====== Information supplied ======

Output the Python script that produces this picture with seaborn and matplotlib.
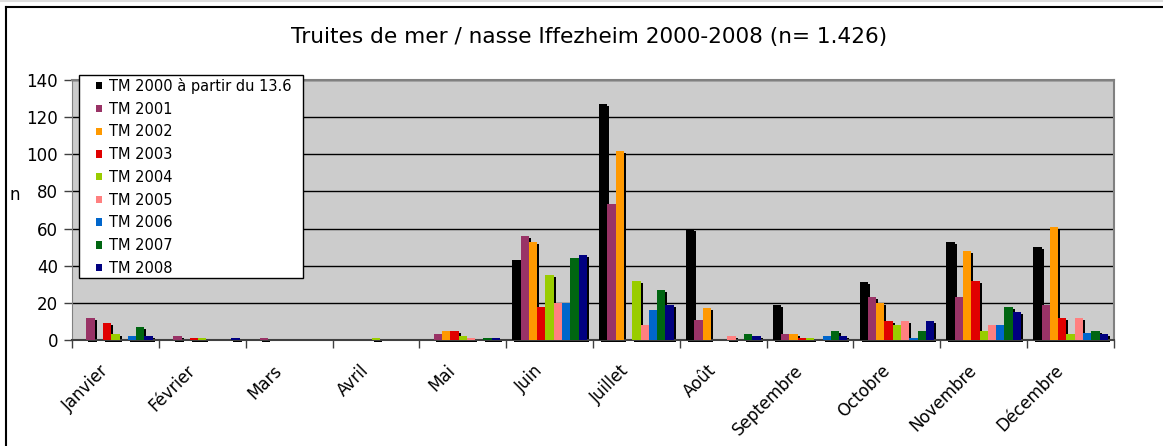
import pandas as pd
import numpy as np
import matplotlib
matplotlib.use("Agg")
import matplotlib.pyplot as plt
import matplotlib.transforms as mtransforms
from matplotlib.patches import Rectangle
from matplotlib.lines import Line2D
import seaborn as sns

# monthly counts of sea trout at the Iffezheim trap
mois = ["Janvier", "Février", "Mars", "Avril", "Mai", "Juin", "Juillet",
        "Août", "Septembre", "Octobre", "Novembre", "Décembre"]
series = ["TM 2000 à partir du 13.6", "TM 2001", "TM 2002", "TM 2003", "TM 2004",
          "TM 2005", "TM 2006", "TM 2007", "TM 2008"]
tm2000 = [0, 0, 0, 0, 0, 43, 127, 60, 19, 31, 53, 50]
tm2001 = [12, 2, 1, 0, 3, 56, 73, 11, 3, 23, 23, 19]
tm2002 = [0, 0, 0, 0, 5, 53, 102, 17, 3, 20, 48, 61]
tm2003 = [9, 1, 0, 0, 5, 18, 0, 0, 1, 10, 32, 12]
tm2004 = [3, 1, 0, 1, 2, 35, 32, 0, 1, 8, 5, 3]
tm2005 = [0, 0, 0, 0, 1, 20, 8, 2, 0, 10, 8, 12]
tm2006 = [2, 0, 0, 0, 0, 20, 16, 0, 2, 1, 8, 4]
tm2007 = [7, 0, 0, 0, 1, 44, 27, 3, 5, 5, 18, 5]
tm2008 = [2, 1, 0, 0, 1, 46, 19, 2, 2, 10, 15, 3]
colors = ["#000000", "#993366", "#FF9900", "#E00000", "#99CC00",
          "#FF8080", "#0066CC", "#006611", "#000080"]

values = [tm2000, tm2001, tm2002, tm2003, tm2004, tm2005, tm2006, tm2007, tm2008]
rows = []
for s, vals in zip(series, values):
    for m, v in zip(mois, vals):
        rows.append({"Mois": m, "n": v, "Serie": s})
data = pd.DataFrame(rows)

W, H = 1163, 446
fig = plt.figure(figsize=(W / 100, H / 100), dpi=100)
ax = fig.add_axes([72 / W, 1 - 340 / H, (1114 - 72) / W, 260 / H])
ax.set_facecolor("#CCCCCC")

sns.barplot(data=data, x="Mois", y="n", hue="Serie", order=mois, hue_order=series,
            palette=colors, width=0.86, gap=0, saturation=1, errorbar=None,
            edgecolor="none", linewidth=0, ax=ax, zorder=3)

# black drop shadow behind each bar
shadow = mtransforms.offset_copy(ax.transData, fig=fig, x=2, y=-2, units="dots")
for p in list(ax.patches):
    if p.get_height() > 0:
        ax.add_patch(Rectangle((p.get_x(), p.get_y()), p.get_width(), p.get_height(),
                               facecolor="black", edgecolor="none", transform=shadow,
                               zorder=2, clip_on=False))

ax.set_ylim(0, 140)
ax.set_xlim(-0.5, 11.5)
ax.set_yticks(np.arange(0, 141, 20))
ax.yaxis.grid(True, color="black", linewidth=1)
ax.set_axisbelow(True)
ax.set_xlabel("")
ax.set_ylabel("")
for side in ["top", "right"]:
    ax.spines[side].set_color("#808080")
    ax.spines[side].set_linewidth(1.5)
ax.spines["left"].set_color("#808080")
ax.spines["bottom"].set_color("#404040")
ax.spines["bottom"].set_linewidth(1.5)

ax.tick_params(axis="y", labelsize=12, length=6, width=1, color="#404040", pad=4)
ax.tick_params(axis="x", which="major", length=0, pad=20)
ax.set_xticks(np.arange(-0.5, 12, 1), minor=True)
ax.tick_params(axis="x", which="minor", length=6, width=1, color="#404040")
ax.set_xticks(range(len(mois)))
ax.set_xticklabels(mois, rotation=45, ha="right", va="center",
                   rotation_mode="anchor", fontsize=12)
shift = mtransforms.ScaledTranslation(-10 / 100, 0, fig.dpi_scale_trans)
for lab in ax.get_xticklabels():
    lab.set_transform(lab.get_transform() + shift)

handles, labels = ax.get_legend_handles_labels()
leg = ax.legend(handles, labels, loc="upper left",
                bbox_to_anchor=(96 / W, 1 - 78 / H), bbox_transform=fig.transFigure,
                fontsize=10.5, frameon=False, borderaxespad=0, borderpad=0,
                handlelength=0.4, handleheight=0.4, handletextpad=0.5,
                labelspacing=0.53)
leg.set_zorder(10)
# legend box, drawn in the axes just under the legend
ax.add_patch(Rectangle((79 / W, 1 - 278 / H), (303 - 79) / W, (278 - 75) / H,
                       facecolor="white", edgecolor="black", linewidth=1,
                       transform=fig.transFigure, zorder=9, clip_on=False))

fig.text(589 / W, 1 - 37 / H, "Truites de mer / nasse Iffezheim 2000-2008 (n= 1.426)",
         ha="center", va="center", fontsize=15.6)
fig.text(15 / W, 1 - 195 / H, "n", ha="center", va="center", fontsize=12)

# outer chart frame
fig.add_artist(Line2D([6 / W, 6 / W], [0, 1 - 7 / H], color="black",
                      linewidth=1.5, transform=fig.transFigure))
fig.add_artist(Line2D([6 / W, 1], [1 - 7 / H, 1 - 7 / H], color="black",
                      linewidth=1.5, transform=fig.transFigure))
fig.add_artist(Line2D([0, 1], [1 - 0.5 / H, 1 - 0.5 / H], color="#DDDDDD",
                      linewidth=1.5, transform=fig.transFigure))

plt.savefig("out.png", dpi=100)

======

■ Work to be completed:
Repeat the listing above exactly from its first line to the line containing "import seaborn as sns", both included, and omit the pictures.

■ The completed task:
Output the Python script that produces this picture with seaborn and matplotlib.
import pandas as pd
import numpy as np
import matplotlib
matplotlib.use("Agg")
import matplotlib.pyplot as plt
import matplotlib.transforms as mtransforms
from matplotlib.patches import Rectangle
from matplotlib.lines import Line2D
import seaborn as sns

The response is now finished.